** Begin **

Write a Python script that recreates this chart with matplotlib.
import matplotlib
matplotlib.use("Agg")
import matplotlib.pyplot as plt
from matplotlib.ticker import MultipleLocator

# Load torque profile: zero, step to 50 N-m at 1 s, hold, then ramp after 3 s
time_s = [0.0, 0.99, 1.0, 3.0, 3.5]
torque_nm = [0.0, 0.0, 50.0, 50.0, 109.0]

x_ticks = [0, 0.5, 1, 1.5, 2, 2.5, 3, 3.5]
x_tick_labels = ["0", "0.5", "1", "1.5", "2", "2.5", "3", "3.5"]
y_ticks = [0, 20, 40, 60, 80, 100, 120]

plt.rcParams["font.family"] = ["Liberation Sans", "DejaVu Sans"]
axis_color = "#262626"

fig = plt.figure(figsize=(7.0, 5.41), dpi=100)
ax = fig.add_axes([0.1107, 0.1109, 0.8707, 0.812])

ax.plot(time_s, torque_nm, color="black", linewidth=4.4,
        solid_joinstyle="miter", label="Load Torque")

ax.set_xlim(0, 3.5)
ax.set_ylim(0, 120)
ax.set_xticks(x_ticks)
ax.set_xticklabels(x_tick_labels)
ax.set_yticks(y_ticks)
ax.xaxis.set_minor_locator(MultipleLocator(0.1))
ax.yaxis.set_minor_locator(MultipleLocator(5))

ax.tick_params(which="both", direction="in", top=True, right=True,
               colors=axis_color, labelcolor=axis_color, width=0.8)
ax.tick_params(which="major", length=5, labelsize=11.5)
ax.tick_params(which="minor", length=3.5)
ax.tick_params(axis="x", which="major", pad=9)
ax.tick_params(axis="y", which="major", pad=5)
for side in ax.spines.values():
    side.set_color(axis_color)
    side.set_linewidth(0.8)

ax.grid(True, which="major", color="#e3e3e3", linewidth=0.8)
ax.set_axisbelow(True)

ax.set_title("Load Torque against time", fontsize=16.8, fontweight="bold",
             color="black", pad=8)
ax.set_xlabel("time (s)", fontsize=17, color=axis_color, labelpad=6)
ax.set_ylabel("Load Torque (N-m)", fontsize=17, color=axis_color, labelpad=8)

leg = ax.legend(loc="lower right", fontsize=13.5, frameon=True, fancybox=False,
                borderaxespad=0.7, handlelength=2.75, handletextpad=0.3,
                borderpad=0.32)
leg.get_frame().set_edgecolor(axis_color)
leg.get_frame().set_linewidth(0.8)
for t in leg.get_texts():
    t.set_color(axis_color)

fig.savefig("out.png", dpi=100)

** End **
** Begin **

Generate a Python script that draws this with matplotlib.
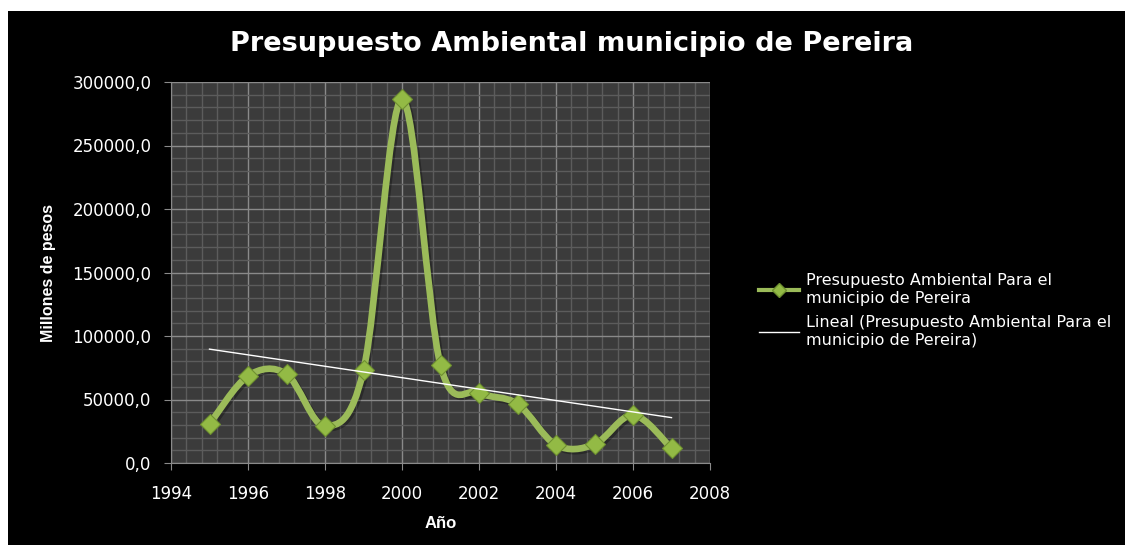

** End **
** Begin **

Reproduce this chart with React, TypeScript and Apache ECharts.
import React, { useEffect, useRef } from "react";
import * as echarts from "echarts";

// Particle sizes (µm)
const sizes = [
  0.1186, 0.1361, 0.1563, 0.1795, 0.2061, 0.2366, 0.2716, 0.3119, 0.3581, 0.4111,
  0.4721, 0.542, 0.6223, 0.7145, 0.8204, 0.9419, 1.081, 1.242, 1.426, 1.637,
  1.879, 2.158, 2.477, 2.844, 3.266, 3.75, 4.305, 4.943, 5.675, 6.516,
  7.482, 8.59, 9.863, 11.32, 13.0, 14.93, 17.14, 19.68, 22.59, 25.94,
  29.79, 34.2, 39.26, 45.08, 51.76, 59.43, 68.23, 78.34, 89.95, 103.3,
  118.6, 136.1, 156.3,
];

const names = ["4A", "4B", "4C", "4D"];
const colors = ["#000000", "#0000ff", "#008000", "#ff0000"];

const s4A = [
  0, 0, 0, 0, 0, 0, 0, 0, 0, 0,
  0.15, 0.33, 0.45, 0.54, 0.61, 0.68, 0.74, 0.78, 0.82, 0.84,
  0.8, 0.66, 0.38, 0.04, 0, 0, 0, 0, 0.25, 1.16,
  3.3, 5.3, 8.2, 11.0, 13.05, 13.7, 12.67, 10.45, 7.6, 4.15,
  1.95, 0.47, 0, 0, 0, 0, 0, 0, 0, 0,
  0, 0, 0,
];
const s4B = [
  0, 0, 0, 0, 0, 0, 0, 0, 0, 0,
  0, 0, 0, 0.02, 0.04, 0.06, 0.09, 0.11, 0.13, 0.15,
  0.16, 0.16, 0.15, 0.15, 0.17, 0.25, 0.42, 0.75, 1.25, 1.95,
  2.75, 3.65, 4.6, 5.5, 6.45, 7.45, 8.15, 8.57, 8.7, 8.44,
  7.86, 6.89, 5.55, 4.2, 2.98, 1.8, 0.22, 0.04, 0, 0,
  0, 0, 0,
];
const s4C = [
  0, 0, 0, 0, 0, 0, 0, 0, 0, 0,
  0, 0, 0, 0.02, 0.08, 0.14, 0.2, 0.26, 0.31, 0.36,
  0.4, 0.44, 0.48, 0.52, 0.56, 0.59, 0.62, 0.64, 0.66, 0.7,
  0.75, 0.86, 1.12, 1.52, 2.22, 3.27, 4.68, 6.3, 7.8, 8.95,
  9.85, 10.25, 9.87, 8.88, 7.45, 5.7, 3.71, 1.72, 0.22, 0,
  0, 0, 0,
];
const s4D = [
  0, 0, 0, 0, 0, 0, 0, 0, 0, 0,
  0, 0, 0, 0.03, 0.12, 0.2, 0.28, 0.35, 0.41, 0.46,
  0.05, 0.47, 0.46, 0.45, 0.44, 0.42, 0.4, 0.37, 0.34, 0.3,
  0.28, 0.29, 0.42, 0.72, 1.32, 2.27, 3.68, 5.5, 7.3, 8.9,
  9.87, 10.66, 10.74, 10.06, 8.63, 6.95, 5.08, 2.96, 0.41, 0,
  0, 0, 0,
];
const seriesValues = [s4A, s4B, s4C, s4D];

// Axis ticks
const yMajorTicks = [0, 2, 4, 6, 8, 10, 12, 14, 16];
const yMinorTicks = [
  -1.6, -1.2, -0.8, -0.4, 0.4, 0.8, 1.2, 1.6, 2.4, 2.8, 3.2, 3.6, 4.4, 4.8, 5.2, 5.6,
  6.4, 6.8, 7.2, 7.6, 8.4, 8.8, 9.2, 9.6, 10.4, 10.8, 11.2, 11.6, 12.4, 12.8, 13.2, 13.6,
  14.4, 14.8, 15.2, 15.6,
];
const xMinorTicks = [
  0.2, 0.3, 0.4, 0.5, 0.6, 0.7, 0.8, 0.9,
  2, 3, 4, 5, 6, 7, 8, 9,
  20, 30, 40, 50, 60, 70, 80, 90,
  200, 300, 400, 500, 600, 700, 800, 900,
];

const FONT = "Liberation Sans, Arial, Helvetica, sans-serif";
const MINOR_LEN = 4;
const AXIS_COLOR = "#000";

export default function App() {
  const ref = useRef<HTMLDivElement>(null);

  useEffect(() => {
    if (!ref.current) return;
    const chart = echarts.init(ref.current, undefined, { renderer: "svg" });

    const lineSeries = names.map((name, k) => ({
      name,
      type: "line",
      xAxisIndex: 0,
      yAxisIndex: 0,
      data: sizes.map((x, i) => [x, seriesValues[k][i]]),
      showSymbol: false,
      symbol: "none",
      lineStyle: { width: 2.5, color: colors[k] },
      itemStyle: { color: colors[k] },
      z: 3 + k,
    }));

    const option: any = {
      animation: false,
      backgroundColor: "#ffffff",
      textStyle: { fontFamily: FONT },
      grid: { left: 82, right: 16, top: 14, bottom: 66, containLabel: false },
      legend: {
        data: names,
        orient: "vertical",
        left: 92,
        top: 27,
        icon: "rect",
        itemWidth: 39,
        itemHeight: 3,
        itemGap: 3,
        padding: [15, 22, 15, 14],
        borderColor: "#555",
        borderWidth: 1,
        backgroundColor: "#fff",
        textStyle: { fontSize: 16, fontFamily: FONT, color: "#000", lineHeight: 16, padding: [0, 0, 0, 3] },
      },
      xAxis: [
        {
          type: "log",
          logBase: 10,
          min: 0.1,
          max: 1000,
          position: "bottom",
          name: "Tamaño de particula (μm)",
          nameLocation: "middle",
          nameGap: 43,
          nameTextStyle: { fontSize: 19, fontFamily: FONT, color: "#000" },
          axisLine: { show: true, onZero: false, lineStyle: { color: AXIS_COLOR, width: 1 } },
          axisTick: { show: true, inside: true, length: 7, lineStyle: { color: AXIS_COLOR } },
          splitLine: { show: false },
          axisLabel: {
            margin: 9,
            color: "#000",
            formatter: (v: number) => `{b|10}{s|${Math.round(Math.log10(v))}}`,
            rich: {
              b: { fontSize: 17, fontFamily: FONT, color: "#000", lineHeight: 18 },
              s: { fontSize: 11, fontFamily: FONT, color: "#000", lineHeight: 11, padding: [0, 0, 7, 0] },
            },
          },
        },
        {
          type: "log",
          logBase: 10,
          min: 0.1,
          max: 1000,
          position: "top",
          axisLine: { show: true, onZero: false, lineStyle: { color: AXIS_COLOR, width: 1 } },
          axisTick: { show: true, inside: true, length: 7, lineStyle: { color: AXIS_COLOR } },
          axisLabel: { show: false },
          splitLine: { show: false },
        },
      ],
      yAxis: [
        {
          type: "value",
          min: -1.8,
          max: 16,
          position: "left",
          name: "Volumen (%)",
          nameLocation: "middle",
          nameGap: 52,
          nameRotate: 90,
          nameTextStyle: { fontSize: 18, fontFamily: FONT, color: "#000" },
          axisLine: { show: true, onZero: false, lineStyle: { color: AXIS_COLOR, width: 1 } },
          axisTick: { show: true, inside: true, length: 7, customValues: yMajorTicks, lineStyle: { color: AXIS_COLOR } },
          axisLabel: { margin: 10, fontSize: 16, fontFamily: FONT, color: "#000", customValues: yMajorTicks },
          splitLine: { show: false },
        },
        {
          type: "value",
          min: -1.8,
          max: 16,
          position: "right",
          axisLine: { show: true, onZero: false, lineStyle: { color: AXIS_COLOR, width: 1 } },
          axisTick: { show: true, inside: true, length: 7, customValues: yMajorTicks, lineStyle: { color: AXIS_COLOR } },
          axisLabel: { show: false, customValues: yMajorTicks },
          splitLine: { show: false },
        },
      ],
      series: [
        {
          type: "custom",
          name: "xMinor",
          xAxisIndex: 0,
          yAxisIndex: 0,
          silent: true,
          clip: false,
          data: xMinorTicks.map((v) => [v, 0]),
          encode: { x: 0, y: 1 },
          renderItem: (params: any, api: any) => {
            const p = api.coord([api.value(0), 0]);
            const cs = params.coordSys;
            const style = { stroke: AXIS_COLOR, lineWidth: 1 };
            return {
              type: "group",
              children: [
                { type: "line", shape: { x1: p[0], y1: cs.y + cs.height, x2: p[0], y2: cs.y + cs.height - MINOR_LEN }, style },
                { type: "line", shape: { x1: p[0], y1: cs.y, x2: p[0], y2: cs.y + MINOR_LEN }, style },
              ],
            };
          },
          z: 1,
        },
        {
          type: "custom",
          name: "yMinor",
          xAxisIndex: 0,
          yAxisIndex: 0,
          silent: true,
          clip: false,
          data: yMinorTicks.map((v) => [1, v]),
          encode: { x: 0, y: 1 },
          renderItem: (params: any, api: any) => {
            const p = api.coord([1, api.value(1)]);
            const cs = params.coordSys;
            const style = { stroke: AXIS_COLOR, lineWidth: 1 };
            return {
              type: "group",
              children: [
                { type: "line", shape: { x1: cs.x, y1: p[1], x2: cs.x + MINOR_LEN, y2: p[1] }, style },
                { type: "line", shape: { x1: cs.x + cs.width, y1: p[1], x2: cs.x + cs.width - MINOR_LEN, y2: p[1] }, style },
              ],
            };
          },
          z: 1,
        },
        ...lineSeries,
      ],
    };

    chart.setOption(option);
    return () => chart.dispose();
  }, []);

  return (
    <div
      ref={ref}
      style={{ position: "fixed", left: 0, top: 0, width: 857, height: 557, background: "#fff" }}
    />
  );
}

** End **

▶ _GOAL_
Only the lines from the line with "Reproduce this chart" to the line with "import * as", inclusive, are to be printed, exactly as they appear.

▶ _CORRECT ANSWER_
Reproduce this chart with React, TypeScript and Apache ECharts.
import React, { useEffect, useRef } from "react";
import * as echarts from "echarts";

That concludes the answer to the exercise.